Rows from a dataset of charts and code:

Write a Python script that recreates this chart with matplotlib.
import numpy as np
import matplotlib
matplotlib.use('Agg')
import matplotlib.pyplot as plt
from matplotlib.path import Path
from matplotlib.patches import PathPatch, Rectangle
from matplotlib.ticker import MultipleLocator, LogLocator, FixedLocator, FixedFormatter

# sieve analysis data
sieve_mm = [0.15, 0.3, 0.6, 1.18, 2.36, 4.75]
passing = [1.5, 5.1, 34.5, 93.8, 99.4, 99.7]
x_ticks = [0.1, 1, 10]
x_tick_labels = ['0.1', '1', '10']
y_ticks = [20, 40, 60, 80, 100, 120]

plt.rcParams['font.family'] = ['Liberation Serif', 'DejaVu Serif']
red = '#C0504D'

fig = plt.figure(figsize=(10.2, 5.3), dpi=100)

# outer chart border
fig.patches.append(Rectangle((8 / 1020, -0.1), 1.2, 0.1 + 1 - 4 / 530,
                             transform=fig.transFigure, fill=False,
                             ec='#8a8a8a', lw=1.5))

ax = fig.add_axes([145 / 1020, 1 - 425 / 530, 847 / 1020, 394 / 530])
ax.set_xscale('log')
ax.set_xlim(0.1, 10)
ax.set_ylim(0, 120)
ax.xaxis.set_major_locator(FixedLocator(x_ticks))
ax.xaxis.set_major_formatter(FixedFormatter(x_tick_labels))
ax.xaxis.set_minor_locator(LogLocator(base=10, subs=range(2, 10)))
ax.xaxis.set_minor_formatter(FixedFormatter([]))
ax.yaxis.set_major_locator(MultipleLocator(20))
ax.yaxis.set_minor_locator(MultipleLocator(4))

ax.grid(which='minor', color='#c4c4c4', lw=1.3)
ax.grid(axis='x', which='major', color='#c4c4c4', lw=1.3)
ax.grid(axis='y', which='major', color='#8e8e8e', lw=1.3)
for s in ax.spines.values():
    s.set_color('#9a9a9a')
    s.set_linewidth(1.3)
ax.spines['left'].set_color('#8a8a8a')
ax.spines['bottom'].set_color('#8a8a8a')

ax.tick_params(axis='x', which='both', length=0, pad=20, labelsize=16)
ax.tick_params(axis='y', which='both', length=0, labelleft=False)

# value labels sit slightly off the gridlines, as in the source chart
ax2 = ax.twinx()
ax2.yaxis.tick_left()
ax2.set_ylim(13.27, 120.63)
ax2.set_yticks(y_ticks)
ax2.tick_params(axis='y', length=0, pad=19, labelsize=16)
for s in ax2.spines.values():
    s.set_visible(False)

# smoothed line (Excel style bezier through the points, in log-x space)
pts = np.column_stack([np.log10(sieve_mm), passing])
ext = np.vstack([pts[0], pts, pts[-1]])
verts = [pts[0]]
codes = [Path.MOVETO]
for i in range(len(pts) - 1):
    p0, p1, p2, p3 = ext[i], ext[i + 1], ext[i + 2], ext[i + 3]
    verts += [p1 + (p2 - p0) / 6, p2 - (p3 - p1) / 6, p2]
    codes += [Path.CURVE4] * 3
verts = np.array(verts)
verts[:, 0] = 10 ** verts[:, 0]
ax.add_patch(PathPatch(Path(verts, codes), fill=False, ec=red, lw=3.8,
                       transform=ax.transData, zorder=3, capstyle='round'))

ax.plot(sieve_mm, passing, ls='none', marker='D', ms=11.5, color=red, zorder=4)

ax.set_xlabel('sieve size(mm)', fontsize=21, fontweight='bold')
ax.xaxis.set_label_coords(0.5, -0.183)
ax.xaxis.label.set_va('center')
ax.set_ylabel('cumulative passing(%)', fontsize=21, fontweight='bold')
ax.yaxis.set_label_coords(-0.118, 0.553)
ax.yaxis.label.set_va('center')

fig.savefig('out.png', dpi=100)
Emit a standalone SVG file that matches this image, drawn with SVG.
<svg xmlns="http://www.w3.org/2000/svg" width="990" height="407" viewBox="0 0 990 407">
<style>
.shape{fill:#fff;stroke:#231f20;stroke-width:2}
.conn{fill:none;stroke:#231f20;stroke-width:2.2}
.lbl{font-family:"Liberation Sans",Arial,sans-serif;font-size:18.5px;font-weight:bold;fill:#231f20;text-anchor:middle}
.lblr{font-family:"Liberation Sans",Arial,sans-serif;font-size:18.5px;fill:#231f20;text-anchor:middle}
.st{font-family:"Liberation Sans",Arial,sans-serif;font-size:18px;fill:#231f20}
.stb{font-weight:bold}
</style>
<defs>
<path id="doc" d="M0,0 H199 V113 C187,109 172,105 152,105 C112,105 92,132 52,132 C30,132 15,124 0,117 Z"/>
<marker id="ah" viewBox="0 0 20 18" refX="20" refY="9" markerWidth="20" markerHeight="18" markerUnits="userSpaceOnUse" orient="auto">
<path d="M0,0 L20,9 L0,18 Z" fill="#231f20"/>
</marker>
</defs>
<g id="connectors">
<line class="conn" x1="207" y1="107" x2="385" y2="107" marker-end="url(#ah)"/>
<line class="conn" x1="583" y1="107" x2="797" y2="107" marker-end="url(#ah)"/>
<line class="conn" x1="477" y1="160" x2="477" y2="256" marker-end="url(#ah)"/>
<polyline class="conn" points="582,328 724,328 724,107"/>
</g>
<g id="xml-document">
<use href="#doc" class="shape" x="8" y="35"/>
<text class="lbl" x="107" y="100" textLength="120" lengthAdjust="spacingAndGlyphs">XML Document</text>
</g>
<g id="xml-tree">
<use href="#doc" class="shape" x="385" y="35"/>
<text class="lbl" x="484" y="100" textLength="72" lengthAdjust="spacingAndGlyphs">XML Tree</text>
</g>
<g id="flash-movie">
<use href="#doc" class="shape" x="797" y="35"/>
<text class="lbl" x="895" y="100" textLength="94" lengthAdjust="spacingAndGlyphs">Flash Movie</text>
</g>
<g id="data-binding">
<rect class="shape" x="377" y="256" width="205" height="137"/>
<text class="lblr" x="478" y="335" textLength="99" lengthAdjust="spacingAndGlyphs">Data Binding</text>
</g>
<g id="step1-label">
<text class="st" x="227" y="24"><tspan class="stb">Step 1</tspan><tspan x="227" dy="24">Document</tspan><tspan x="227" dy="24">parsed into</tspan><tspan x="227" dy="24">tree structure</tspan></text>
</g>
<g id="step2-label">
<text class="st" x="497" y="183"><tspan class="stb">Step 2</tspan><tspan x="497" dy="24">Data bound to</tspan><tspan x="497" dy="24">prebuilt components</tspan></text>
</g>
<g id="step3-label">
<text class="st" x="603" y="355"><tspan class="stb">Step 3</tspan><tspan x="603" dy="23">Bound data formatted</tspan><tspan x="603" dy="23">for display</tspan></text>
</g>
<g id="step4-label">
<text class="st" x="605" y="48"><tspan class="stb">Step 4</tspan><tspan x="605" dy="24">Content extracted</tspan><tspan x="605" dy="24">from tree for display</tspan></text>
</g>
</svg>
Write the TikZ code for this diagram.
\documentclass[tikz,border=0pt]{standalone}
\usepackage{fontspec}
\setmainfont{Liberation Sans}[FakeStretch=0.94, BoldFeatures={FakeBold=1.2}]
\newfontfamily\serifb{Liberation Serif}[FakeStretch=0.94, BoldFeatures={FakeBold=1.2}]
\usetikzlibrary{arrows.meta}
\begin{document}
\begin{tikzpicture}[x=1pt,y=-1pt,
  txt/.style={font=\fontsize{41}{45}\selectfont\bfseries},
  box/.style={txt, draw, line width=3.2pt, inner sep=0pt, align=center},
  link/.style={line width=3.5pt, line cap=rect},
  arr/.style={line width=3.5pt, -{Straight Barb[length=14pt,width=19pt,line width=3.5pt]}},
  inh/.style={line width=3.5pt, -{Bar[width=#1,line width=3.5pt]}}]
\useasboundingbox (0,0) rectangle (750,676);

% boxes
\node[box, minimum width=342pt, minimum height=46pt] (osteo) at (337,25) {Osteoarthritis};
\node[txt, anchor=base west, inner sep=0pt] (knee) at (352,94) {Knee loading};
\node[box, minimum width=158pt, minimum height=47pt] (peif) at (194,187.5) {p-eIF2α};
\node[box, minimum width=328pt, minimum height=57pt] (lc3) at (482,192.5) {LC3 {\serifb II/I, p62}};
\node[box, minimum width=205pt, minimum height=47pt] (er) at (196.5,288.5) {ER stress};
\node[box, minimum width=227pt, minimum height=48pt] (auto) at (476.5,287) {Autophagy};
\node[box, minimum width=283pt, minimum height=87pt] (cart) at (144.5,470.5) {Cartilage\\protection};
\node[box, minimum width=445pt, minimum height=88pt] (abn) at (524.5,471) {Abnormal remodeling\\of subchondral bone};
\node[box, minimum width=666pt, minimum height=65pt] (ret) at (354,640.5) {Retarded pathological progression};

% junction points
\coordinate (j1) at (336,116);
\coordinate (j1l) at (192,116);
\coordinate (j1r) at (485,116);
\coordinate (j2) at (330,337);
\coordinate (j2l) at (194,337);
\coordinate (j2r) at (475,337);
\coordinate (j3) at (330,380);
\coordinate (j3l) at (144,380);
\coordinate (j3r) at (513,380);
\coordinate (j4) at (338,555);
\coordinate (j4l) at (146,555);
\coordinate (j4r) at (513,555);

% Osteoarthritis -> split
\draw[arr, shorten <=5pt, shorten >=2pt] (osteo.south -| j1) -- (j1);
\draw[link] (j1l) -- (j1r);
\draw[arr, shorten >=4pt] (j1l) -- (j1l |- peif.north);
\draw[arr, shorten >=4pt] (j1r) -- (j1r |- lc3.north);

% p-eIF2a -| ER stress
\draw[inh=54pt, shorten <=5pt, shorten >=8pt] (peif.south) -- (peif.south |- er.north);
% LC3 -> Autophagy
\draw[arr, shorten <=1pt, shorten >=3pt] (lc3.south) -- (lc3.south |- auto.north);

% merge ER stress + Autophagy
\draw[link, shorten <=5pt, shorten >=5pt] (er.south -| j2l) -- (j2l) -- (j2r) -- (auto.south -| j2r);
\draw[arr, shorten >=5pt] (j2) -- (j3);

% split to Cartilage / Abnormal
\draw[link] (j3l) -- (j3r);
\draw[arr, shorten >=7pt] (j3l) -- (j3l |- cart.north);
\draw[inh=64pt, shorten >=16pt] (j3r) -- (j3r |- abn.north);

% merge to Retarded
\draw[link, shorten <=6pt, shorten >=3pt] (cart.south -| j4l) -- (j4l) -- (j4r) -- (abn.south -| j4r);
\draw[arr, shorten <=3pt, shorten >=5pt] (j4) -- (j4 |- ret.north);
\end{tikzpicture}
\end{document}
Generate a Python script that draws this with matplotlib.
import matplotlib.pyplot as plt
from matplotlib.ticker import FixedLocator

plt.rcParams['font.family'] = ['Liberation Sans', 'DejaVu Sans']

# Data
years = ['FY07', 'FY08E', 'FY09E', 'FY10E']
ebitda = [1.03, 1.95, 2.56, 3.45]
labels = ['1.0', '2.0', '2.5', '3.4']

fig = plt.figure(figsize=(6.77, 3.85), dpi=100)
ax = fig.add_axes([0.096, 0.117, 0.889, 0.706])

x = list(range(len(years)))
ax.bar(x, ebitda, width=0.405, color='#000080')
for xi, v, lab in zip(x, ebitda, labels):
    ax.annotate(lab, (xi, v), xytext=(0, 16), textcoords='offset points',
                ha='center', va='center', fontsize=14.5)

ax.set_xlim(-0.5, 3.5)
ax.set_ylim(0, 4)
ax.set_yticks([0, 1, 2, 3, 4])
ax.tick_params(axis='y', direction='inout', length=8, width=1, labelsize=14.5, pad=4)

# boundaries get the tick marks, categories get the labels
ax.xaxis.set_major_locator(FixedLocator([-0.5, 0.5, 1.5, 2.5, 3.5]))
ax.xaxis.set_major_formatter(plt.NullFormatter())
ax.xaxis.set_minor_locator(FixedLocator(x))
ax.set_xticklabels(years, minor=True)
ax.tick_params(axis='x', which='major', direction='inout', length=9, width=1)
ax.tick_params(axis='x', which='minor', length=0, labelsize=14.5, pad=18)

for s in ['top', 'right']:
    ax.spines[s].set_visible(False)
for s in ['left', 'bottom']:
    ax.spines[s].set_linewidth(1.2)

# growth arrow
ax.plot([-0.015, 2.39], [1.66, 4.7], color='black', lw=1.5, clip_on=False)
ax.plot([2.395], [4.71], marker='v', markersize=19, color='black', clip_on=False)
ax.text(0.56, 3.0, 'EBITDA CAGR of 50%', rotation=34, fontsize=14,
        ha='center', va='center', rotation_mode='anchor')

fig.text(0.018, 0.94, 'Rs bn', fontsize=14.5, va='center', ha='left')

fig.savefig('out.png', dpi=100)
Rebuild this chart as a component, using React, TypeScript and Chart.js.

# What is required
From the opening line of the data above, please print each line as written up to and including the line that contains "fig = plt.figure(figsize=(10.2, 5.3), dpi=100)", and nothing more.

# Exercise solution
Write a Python script that recreates this chart with matplotlib.
import numpy as np
import matplotlib
matplotlib.use('Agg')
import matplotlib.pyplot as plt
from matplotlib.path import Path
from matplotlib.patches import PathPatch, Rectangle
from matplotlib.ticker import MultipleLocator, LogLocator, FixedLocator, FixedFormatter

# sieve analysis data
sieve_mm = [0.15, 0.3, 0.6, 1.18, 2.36, 4.75]
passing = [1.5, 5.1, 34.5, 93.8, 99.4, 99.7]
x_ticks = [0.1, 1, 10]
x_tick_labels = ['0.1', '1', '10']
y_ticks = [20, 40, 60, 80, 100, 120]

plt.rcParams['font.family'] = ['Liberation Serif', 'DejaVu Serif']
red = '#C0504D'

fig = plt.figure(figsize=(10.2, 5.3), dpi=100)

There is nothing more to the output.